Schadenberg finds himself in the minority among assisted suicide opponents — including some who made their case before the Supreme Court. Living with Dignity and the Physicians’ Alliance Against Euthanasia were represented in the courtroom and have responded to the decision with calls for tight, careful regulation but said nothing about overriding the court.

“We encourage parliamentarians to eventually frame in the strictest possible way any exceptions to prevent anyone from being unjustly euthanized without their consent,” said a joint statement from the two organizations. “To avoid abuse and extensions found in Belgium and the Netherlands, Canada must impose much stronger safeguards than those established in the laws and regulations of those countries.”

Neither the executive committee nor the permanent council of the Canadian Conference of Catholic Bishops have discussed calling for the notwithstanding clause, though it may come up in discussions scheduled for March 17 to 19. None of the bishops who have individually reacted have mentioned the notwithstanding clause.

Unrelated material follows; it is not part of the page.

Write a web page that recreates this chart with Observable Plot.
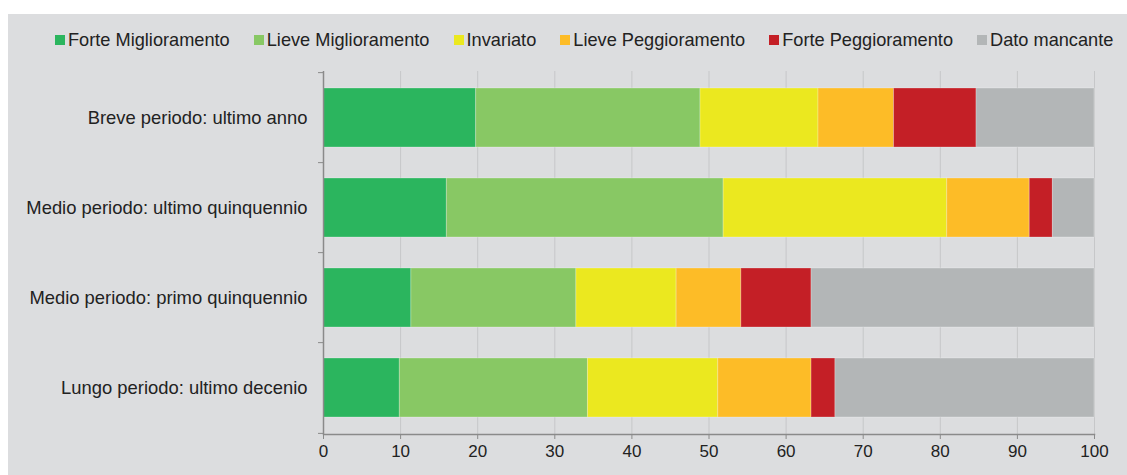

Almost all the bishops who have reacted, including CCCB president Archbishop Paul-André Durocher, have called for serious efforts to extend effective, quality palliative care to all Canadians in all communities.

“The Canadian Conference of Catholic Bishops will continue to promote palliative and home care, and to encourage all the faithful to work for the betterment of the elderly, the disabled, the ill and those who are socially isolated,” wrote Durocher.

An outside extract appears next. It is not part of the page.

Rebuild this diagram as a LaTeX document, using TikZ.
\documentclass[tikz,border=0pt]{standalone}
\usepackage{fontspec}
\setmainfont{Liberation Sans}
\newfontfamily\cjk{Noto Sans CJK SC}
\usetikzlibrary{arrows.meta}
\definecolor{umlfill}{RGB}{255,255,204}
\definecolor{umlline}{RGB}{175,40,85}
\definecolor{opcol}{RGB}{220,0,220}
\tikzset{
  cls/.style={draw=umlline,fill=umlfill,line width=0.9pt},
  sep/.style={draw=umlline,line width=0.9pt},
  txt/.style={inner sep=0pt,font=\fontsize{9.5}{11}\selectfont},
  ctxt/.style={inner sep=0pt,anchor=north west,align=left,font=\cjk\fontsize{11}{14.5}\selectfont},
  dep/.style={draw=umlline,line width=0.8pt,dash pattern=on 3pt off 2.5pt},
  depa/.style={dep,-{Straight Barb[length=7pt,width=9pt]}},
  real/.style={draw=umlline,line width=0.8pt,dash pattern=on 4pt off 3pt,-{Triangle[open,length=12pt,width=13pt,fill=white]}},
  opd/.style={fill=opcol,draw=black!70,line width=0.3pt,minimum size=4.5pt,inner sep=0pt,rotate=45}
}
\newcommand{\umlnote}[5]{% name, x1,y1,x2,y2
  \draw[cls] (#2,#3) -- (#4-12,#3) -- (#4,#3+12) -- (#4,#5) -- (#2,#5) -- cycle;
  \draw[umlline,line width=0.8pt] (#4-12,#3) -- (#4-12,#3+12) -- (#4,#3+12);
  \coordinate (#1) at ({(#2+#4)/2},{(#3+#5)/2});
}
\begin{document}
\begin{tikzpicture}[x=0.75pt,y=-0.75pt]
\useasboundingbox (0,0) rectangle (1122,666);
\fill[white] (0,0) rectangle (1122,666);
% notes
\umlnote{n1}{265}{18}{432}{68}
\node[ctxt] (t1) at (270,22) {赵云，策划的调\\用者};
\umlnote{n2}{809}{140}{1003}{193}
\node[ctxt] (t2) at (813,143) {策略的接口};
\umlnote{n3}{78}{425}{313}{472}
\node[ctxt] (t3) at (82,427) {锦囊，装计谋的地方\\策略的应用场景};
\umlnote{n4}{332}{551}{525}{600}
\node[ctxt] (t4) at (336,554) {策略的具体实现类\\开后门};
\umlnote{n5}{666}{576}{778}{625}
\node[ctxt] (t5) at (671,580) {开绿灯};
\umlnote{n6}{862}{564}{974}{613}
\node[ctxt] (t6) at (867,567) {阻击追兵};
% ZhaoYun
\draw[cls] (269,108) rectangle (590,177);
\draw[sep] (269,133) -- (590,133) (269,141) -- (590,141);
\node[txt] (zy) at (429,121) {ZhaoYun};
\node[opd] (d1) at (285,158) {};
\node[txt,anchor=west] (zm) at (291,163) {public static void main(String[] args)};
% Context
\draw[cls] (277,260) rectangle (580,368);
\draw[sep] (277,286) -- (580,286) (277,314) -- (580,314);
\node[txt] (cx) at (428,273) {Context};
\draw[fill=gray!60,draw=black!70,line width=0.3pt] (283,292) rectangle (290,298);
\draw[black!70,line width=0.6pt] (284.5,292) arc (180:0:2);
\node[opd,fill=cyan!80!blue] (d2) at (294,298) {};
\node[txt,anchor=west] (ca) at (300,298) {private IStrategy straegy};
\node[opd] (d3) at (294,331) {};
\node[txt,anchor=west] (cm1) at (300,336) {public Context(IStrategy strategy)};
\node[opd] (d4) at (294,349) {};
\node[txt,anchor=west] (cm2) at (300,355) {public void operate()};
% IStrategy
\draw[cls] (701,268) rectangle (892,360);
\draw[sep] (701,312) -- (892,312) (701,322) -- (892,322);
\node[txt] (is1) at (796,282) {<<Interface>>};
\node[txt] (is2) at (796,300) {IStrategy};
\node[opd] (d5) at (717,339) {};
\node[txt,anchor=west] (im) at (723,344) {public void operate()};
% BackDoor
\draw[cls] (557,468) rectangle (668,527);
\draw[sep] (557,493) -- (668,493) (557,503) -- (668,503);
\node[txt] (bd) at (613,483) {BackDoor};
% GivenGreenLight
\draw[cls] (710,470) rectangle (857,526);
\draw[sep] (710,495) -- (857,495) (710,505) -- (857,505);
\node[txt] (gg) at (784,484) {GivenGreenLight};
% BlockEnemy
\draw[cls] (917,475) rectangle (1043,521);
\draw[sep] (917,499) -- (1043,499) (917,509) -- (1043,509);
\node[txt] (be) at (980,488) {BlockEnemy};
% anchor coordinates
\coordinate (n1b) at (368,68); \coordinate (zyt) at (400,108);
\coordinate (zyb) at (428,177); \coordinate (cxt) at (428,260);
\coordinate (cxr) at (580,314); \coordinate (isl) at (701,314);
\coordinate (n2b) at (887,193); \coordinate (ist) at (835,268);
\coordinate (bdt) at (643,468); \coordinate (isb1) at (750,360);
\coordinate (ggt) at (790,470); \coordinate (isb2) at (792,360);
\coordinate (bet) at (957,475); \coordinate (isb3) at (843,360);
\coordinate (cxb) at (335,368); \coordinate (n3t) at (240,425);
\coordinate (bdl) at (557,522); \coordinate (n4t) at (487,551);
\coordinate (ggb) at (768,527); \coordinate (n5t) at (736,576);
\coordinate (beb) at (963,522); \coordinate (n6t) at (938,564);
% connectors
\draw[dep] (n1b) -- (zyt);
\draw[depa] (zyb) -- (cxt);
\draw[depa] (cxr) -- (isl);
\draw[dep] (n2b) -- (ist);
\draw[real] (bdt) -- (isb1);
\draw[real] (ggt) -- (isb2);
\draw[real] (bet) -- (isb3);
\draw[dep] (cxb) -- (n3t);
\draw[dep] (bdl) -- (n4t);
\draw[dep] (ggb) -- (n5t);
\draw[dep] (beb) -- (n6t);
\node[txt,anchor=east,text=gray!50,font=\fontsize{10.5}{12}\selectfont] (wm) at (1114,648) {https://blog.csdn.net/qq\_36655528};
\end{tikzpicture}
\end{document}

The bishops are supported by the Catholic Women’s League of Canada, who reacted to the Supreme Court ruling with another call for “compassionate and competent palliative care services for the dying, their families and their friends.”

NDP MP Charlie Angus was quick to point out the government is already on record as supporting a pan-Canadian palliative care strategy. The Conservatives voted for Angus’ Motion-456 last year, which called on the government to create a national palliative care strategy.

“It’s really simple, a vote is a vote and a promise is a promise,” Angus said in a release.

“The Conservatives have a majority government and no excuse for inaction.”